**The exercise**
Pull every line of the entries that has the word "this".
* Begin Provided data *
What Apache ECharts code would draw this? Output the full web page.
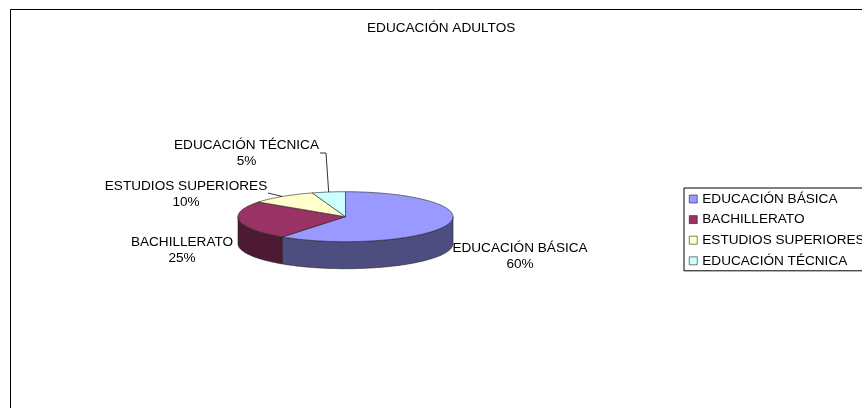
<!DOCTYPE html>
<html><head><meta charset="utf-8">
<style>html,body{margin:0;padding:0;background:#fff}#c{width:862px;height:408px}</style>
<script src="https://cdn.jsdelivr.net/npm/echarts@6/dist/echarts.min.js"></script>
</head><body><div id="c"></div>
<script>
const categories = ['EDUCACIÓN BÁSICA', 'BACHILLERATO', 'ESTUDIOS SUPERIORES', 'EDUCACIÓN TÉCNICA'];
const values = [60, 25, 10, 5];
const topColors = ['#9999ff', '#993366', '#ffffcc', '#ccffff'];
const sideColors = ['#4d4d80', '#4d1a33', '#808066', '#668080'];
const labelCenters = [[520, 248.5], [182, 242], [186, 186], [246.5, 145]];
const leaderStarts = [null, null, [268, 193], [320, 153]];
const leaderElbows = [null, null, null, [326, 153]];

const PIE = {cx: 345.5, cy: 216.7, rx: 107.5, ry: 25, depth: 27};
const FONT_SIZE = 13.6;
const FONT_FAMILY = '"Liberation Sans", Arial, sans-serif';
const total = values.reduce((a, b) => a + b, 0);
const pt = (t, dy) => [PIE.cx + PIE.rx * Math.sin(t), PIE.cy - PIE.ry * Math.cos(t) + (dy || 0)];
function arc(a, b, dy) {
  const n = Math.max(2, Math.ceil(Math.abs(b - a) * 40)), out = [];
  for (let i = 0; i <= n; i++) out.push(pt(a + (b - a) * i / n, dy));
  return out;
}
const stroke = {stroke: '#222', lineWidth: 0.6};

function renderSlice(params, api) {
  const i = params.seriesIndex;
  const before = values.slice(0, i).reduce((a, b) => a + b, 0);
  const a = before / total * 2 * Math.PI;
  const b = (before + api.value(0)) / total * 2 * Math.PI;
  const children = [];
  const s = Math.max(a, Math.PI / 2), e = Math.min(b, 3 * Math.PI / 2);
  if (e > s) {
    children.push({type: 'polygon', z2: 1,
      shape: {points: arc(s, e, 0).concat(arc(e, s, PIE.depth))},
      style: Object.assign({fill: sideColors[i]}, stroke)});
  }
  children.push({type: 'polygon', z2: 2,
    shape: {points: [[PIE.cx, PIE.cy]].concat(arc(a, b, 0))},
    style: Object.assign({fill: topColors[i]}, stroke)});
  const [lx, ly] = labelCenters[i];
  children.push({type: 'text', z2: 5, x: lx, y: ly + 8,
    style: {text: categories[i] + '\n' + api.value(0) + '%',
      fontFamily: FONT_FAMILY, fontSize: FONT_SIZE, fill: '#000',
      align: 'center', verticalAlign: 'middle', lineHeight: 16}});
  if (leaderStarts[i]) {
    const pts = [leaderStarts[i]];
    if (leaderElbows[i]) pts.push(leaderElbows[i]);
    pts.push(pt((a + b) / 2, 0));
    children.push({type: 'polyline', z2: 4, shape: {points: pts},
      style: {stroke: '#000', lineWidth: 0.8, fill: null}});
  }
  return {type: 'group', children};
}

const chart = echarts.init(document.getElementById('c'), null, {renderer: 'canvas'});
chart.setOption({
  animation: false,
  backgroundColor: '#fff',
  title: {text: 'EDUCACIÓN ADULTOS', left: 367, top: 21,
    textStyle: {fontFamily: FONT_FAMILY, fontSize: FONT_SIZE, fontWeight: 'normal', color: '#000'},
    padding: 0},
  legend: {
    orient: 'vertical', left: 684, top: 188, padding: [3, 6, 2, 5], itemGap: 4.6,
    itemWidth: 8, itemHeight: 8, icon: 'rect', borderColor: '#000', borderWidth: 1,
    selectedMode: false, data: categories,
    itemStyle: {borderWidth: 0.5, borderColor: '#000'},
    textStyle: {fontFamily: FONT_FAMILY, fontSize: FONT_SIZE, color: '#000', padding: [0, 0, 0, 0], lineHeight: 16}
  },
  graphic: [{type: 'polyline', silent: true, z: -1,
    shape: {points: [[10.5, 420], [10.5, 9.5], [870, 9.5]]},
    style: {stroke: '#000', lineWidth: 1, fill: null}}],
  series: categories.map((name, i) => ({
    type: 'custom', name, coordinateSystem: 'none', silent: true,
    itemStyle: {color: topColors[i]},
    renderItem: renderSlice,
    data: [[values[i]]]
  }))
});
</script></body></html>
* End Provided data *
* Begin Provided data *
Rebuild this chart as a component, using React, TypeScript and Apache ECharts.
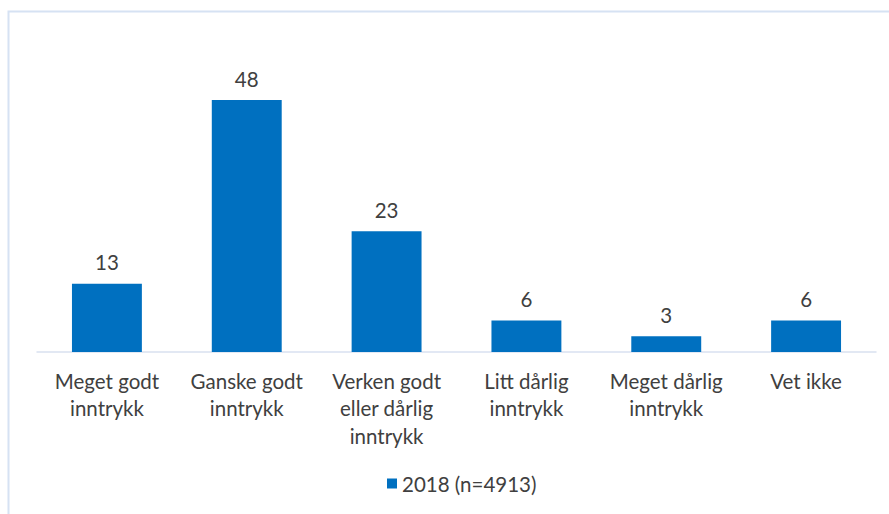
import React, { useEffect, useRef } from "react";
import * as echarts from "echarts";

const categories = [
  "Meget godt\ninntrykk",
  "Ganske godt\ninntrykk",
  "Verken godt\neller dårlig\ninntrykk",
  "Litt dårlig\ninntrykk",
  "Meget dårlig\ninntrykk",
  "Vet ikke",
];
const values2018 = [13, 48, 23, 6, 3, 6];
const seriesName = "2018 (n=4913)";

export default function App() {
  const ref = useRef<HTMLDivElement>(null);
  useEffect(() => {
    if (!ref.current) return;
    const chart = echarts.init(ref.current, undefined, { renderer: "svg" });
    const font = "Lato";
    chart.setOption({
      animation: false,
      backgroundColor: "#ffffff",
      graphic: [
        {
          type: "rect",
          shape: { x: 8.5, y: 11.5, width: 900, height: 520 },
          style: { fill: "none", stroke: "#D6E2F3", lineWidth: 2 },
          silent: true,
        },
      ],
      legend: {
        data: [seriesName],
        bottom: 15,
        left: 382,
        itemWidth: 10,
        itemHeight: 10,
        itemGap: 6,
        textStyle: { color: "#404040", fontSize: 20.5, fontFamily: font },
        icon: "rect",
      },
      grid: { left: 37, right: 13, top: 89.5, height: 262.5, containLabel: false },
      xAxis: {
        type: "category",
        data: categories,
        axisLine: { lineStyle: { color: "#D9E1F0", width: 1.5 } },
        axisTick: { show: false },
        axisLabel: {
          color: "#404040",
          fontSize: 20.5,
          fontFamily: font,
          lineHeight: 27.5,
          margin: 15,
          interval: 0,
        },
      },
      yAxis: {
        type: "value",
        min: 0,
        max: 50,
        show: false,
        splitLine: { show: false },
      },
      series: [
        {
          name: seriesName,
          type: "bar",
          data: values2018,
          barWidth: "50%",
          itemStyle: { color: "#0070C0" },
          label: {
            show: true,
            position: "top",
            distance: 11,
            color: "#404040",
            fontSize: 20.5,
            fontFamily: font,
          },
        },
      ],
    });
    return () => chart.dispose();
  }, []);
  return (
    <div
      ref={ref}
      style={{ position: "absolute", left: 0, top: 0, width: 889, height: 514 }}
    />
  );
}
* End Provided data *
**Output of the exercise**
What Apache ECharts code would draw this? Output the full web page.
Rebuild this chart as a component, using React, TypeScript and Apache ECharts.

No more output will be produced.